======== Data segment

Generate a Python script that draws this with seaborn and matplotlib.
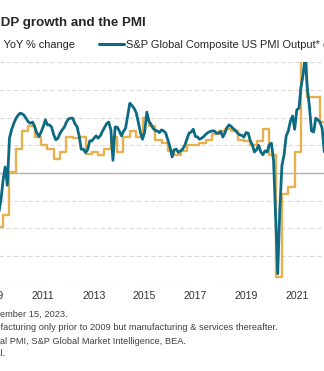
import numpy as np
import pandas as pd
import matplotlib
matplotlib.use("Agg")
import matplotlib.pyplot as plt
import matplotlib.dates as mdates
import seaborn as sns
from matplotlib.lines import Line2D

# ---------------- data ----------------
title = "US GDP growth and the PMI"
gdp_label = "US GDP, YoY % change"
pmi_label = "S&P Global Composite US PMI Output* (RHS)"
footnotes = [
    "Data as of September 15, 2023.",
    "*Manufacturing only prior to 2009 but manufacturing & services thereafter.",
    "Sources: S&P Global PMI, S&P Global Market Intelligence, BEA.",
    "\u00a9 2023 S&P Global.",
]
year_ticks = [2009, 2011, 2013, 2015, 2017, 2019, 2021, 2023]

# quarterly GDP (YoY %), Q1 2009 onwards
gdp_start = "2008-12-01"
gdp_yoy = [-3.3, -3.9, -3.0, 0.1, 1.7, 3.0, 3.4, 2.6, 2.0, 1.7, 1.0, 1.5,
           2.6, 2.5, 2.6, 1.4, 1.5, 1.3, 1.7, 2.6, 1.5, 2.6, 3.0, 2.6,
           4.0, 3.4, 2.4, 2.2, 1.6, 1.3, 1.6, 2.0, 2.0, 2.2, 2.4, 2.8,
           3.0, 3.2, 3.0, 2.4, 2.3, 2.0, 2.3, 3.2, 1.3, -7.5, -1.5, -1.0,
           1.5, 12.2, 5.5, 5.5, 3.7, 1.8]

# monthly PMI, March 2009 onwards
pmi_start = "2009-03-01"
pmi = [36.1, 37.9, 40.1, 43.7, 46.1, 42.8, 51.3, 52.8, 53.9, 54.8, 55.4, 55.8,
       55.7, 55.4, 54.8, 54.2, 54.0, 54.2, 53.3, 52.2, 51.6, 52.4, 53.4, 54.6,
       53.7, 53.7, 53.3, 51.9, 51.0, 51.3, 52.2, 52.8, 53.3, 54.2, 54.8, 54.9,
       54.9, 53.9, 53.4, 51.7, 49.3, 49.3, 48.7, 49.2, 50.8, 50.8, 51.3, 51.7,
       51.3, 51.7, 52.5, 53.2, 53.9, 54.2, 52.8, 47.3, 53.3, 53.3, 52.6, 51.7,
       52.5, 53.1, 55.3, 57.6, 57.2, 56.7, 55.9, 54.2, 52.3, 51.1, 52.4, 56.0,
       54.4, 53.8, 53.1, 52.7, 52.6, 52.3, 52.8, 52.6, 52.2, 51.0, 49.7, 47.9,
       49.2, 49.3, 48.7, 49.0, 49.3, 50.0, 51.1, 52.2, 52.4, 52.9, 51.6, 51.5,
       51.1, 51.3, 51.6, 52.0, 52.3, 52.5, 52.6, 52.6, 52.2, 52.2, 52.5, 51.5,
       52.2, 53.2, 53.7, 53.4, 53.0, 52.7, 52.2, 51.9, 51.8, 51.5, 52.3, 52.2,
       50.9, 50.1, 48.8, 49.2, 50.0, 48.8, 48.3, 49.0, 48.8, 50.1, 50.4, 47.3,
       37.4, 26.8, 38.3, 46.4, 48.2, 51.7, 52.6, 54.4, 55.3, 52.9, 56.4, 56.7,
       60.4, 62.7, 66.1, 60.4, 57.1, 52.6, 52.4, 54.9, 54.6, 54.2, 53.1, 48.8,
       51.0]

gdp_dates = pd.date_range(gdp_start, periods=len(gdp_yoy), freq="3MS")
pmi_dates = pd.date_range(pmi_start, periods=len(pmi), freq="MS")

# ---------------- style ----------------
teal = "#0c6a82"
orange = "#e8b04e"
grid_c = "#d9d9d9"
text_c = "#262626"

sns.set_theme(style="white")
plt.rcParams["font.family"] = ["Liberation Sans", "DejaVu Sans"]

W, H = 324, 371
fig = plt.figure(figsize=(W / 100, H / 100), dpi=100)
fig.patch.set_facecolor("white")

# plot area in pixel coordinates (extends beyond the cropped view)
px_l, px_r, px_t, px_b = -60, 380, 62.3, 283.7
ax = fig.add_axes([px_l / W, 1 - px_b / H, (px_r - px_l) / W, (px_b - px_t) / H])

ppd = 25.35 / 365.25
d0 = mdates.date2num(pd.Timestamp("2009-01-01"))
x0px = -7.4
xlim = (d0 + (px_l - x0px) / ppd, d0 + (px_r - x0px) / ppd)

sns.lineplot(x=gdp_dates, y=gdp_yoy, ax=ax, color=orange, linewidth=1.7,
             drawstyle="steps-post", zorder=3)
ax.set_ylim(-8, 8)
ax.set_yticks(np.arange(-8, 9, 2))
ax.yaxis.grid(True, color=grid_c, linestyle=(0, (4, 2.5)), linewidth=0.8)
ax.axhline(0, color="#b3b3b3", linewidth=1.0, zorder=1)
ax.set_axisbelow(True)

ax2 = ax.twinx()
sns.lineplot(x=pmi_dates, y=pmi, ax=ax2, color=teal, linewidth=2.0, zorder=4)
ax2.set_ylim(25, 65)
ax2.set_yticks(np.arange(25, 66, 5))

for a in (ax, ax2):
    a.set_xlim(*xlim)
    for s in a.spines.values():
        s.set_visible(False)
    a.set_xlabel("")
    a.set_ylabel("")
    a.tick_params(length=0)
ax2.grid(False)

ax.set_xticks([mdates.date2num(pd.Timestamp(f"{y}-01-01")) for y in year_ticks])
ax.set_xticklabels([str(y) for y in year_ticks], fontsize=7.6, color="#333333")
ax.tick_params(axis="x", pad=5)
# y-axis labels sit outside the cropped view
ax.tick_params(axis="y", labelsize=7.6, labelcolor="#333333")
ax2.tick_params(axis="y", labelsize=7.6, labelcolor="#333333")

renderer = fig.canvas.get_renderer()


def cropped_text(full, hidden, x_vis, y_base, **kw):
    t = fig.text(0, 0, hidden, **kw)
    w = t.get_window_extent(renderer).width if hidden else 0
    t.remove()
    return fig.text((x_vis - w) / W, 1 - y_base / H, full, va="baseline", ha="left", **kw)


cropped_text(title, "US G", 0.5, 26.0, fontsize=9.6, fontweight="bold", color=text_c)

# legend
handles = [Line2D([], [], color=orange, lw=2.2), Line2D([], [], color=teal, lw=2.2)]
leg = fig.legend(handles, [gdp_label, pmi_label], loc="center left",
                 bbox_to_anchor=(-70.5 / W, 1 - 45 / H), ncol=2, frameon=False,
                 fontsize=7.9, handlelength=2.3, handletextpad=0.2,
                 columnspacing=2.2, borderpad=0, borderaxespad=0)
for t in leg.get_texts():
    t.set_color(text_c)

foot_hidden = ["Data as of Sept", "*Manu", "Sources: S&P Glob", "\u00a9 2023 S&P Globa"]
foot_y = [317.0, 330.5, 343.5, 356.5]
for txt, hid, yb in zip(footnotes, foot_hidden, foot_y):
    cropped_text(txt, hid, 0.0, yb, fontsize=6.7, color="#404040")

fig.savefig("out.png", dpi=100, facecolor="white")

================

Exercise goal
Return the whole listing, word for word, and leave out every picture.

Complete response
Generate a Python script that draws this with seaborn and matplotlib.
import numpy as np
import pandas as pd
import matplotlib
matplotlib.use("Agg")
import matplotlib.pyplot as plt
import matplotlib.dates as mdates
import seaborn as sns
from matplotlib.lines import Line2D

# ---------------- data ----------------
title = "US GDP growth and the PMI"
gdp_label = "US GDP, YoY % change"
pmi_label = "S&P Global Composite US PMI Output* (RHS)"
footnotes = [
    "Data as of September 15, 2023.",
    "*Manufacturing only prior to 2009 but manufacturing & services thereafter.",
    "Sources: S&P Global PMI, S&P Global Market Intelligence, BEA.",
    "\u00a9 2023 S&P Global.",
]
year_ticks = [2009, 2011, 2013, 2015, 2017, 2019, 2021, 2023]

# quarterly GDP (YoY %), Q1 2009 onwards
gdp_start = "2008-12-01"
gdp_yoy = [-3.3, -3.9, -3.0, 0.1, 1.7, 3.0, 3.4, 2.6, 2.0, 1.7, 1.0, 1.5,
           2.6, 2.5, 2.6, 1.4, 1.5, 1.3, 1.7, 2.6, 1.5, 2.6, 3.0, 2.6,
           4.0, 3.4, 2.4, 2.2, 1.6, 1.3, 1.6, 2.0, 2.0, 2.2, 2.4, 2.8,
           3.0, 3.2, 3.0, 2.4, 2.3, 2.0, 2.3, 3.2, 1.3, -7.5, -1.5, -1.0,
           1.5, 12.2, 5.5, 5.5, 3.7, 1.8]

# monthly PMI, March 2009 onwards
pmi_start = "2009-03-01"
pmi = [36.1, 37.9, 40.1, 43.7, 46.1, 42.8, 51.3, 52.8, 53.9, 54.8, 55.4, 55.8,
       55.7, 55.4, 54.8, 54.2, 54.0, 54.2, 53.3, 52.2, 51.6, 52.4, 53.4, 54.6,
       53.7, 53.7, 53.3, 51.9, 51.0, 51.3, 52.2, 52.8, 53.3, 54.2, 54.8, 54.9,
       54.9, 53.9, 53.4, 51.7, 49.3, 49.3, 48.7, 49.2, 50.8, 50.8, 51.3, 51.7,
       51.3, 51.7, 52.5, 53.2, 53.9, 54.2, 52.8, 47.3, 53.3, 53.3, 52.6, 51.7,
       52.5, 53.1, 55.3, 57.6, 57.2, 56.7, 55.9, 54.2, 52.3, 51.1, 52.4, 56.0,
       54.4, 53.8, 53.1, 52.7, 52.6, 52.3, 52.8, 52.6, 52.2, 51.0, 49.7, 47.9,
       49.2, 49.3, 48.7, 49.0, 49.3, 50.0, 51.1, 52.2, 52.4, 52.9, 51.6, 51.5,
       51.1, 51.3, 51.6, 52.0, 52.3, 52.5, 52.6, 52.6, 52.2, 52.2, 52.5, 51.5,
       52.2, 53.2, 53.7, 53.4, 53.0, 52.7, 52.2, 51.9, 51.8, 51.5, 52.3, 52.2,
       50.9, 50.1, 48.8, 49.2, 50.0, 48.8, 48.3, 49.0, 48.8, 50.1, 50.4, 47.3,
       37.4, 26.8, 38.3, 46.4, 48.2, 51.7, 52.6, 54.4, 55.3, 52.9, 56.4, 56.7,
       60.4, 62.7, 66.1, 60.4, 57.1, 52.6, 52.4, 54.9, 54.6, 54.2, 53.1, 48.8,
       51.0]

gdp_dates = pd.date_range(gdp_start, periods=len(gdp_yoy), freq="3MS")
pmi_dates = pd.date_range(pmi_start, periods=len(pmi), freq="MS")

# ---------------- style ----------------
teal = "#0c6a82"
orange = "#e8b04e"
grid_c = "#d9d9d9"
text_c = "#262626"

sns.set_theme(style="white")
plt.rcParams["font.family"] = ["Liberation Sans", "DejaVu Sans"]

W, H = 324, 371
fig = plt.figure(figsize=(W / 100, H / 100), dpi=100)
fig.patch.set_facecolor("white")

# plot area in pixel coordinates (extends beyond the cropped view)
px_l, px_r, px_t, px_b = -60, 380, 62.3, 283.7
ax = fig.add_axes([px_l / W, 1 - px_b / H, (px_r - px_l) / W, (px_b - px_t) / H])

ppd = 25.35 / 365.25
d0 = mdates.date2num(pd.Timestamp("2009-01-01"))
x0px = -7.4
xlim = (d0 + (px_l - x0px) / ppd, d0 + (px_r - x0px) / ppd)

sns.lineplot(x=gdp_dates, y=gdp_yoy, ax=ax, color=orange, linewidth=1.7,
             drawstyle="steps-post", zorder=3)
ax.set_ylim(-8, 8)
ax.set_yticks(np.arange(-8, 9, 2))
ax.yaxis.grid(True, color=grid_c, linestyle=(0, (4, 2.5)), linewidth=0.8)
ax.axhline(0, color="#b3b3b3", linewidth=1.0, zorder=1)
ax.set_axisbelow(True)

ax2 = ax.twinx()
sns.lineplot(x=pmi_dates, y=pmi, ax=ax2, color=teal, linewidth=2.0, zorder=4)
ax2.set_ylim(25, 65)
ax2.set_yticks(np.arange(25, 66, 5))

for a in (ax, ax2):
    a.set_xlim(*xlim)
    for s in a.spines.values():
        s.set_visible(False)
    a.set_xlabel("")
    a.set_ylabel("")
    a.tick_params(length=0)
ax2.grid(False)

ax.set_xticks([mdates.date2num(pd.Timestamp(f"{y}-01-01")) for y in year_ticks])
ax.set_xticklabels([str(y) for y in year_ticks], fontsize=7.6, color="#333333")
ax.tick_params(axis="x", pad=5)
# y-axis labels sit outside the cropped view
ax.tick_params(axis="y", labelsize=7.6, labelcolor="#333333")
ax2.tick_params(axis="y", labelsize=7.6, labelcolor="#333333")

renderer = fig.canvas.get_renderer()


def cropped_text(full, hidden, x_vis, y_base, **kw):
    t = fig.text(0, 0, hidden, **kw)
    w = t.get_window_extent(renderer).width if hidden else 0
    t.remove()
    return fig.text((x_vis - w) / W, 1 - y_base / H, full, va="baseline", ha="left", **kw)


cropped_text(title, "US G", 0.5, 26.0, fontsize=9.6, fontweight="bold", color=text_c)

# legend
handles = [Line2D([], [], color=orange, lw=2.2), Line2D([], [], color=teal, lw=2.2)]
leg = fig.legend(handles, [gdp_label, pmi_label], loc="center left",
                 bbox_to_anchor=(-70.5 / W, 1 - 45 / H), ncol=2, frameon=False,
                 fontsize=7.9, handlelength=2.3, handletextpad=0.2,
                 columnspacing=2.2, borderpad=0, borderaxespad=0)
for t in leg.get_texts():
    t.set_color(text_c)

foot_hidden = ["Data as of Sept", "*Manu", "Sources: S&P Glob", "\u00a9 2023 S&P Globa"]
foot_y = [317.0, 330.5, 343.5, 356.5]
for txt, hid, yb in zip(footnotes, foot_hidden, foot_y):
    cropped_text(txt, hid, 0.0, yb, fontsize=6.7, color="#404040")

fig.savefig("out.png", dpi=100, facecolor="white")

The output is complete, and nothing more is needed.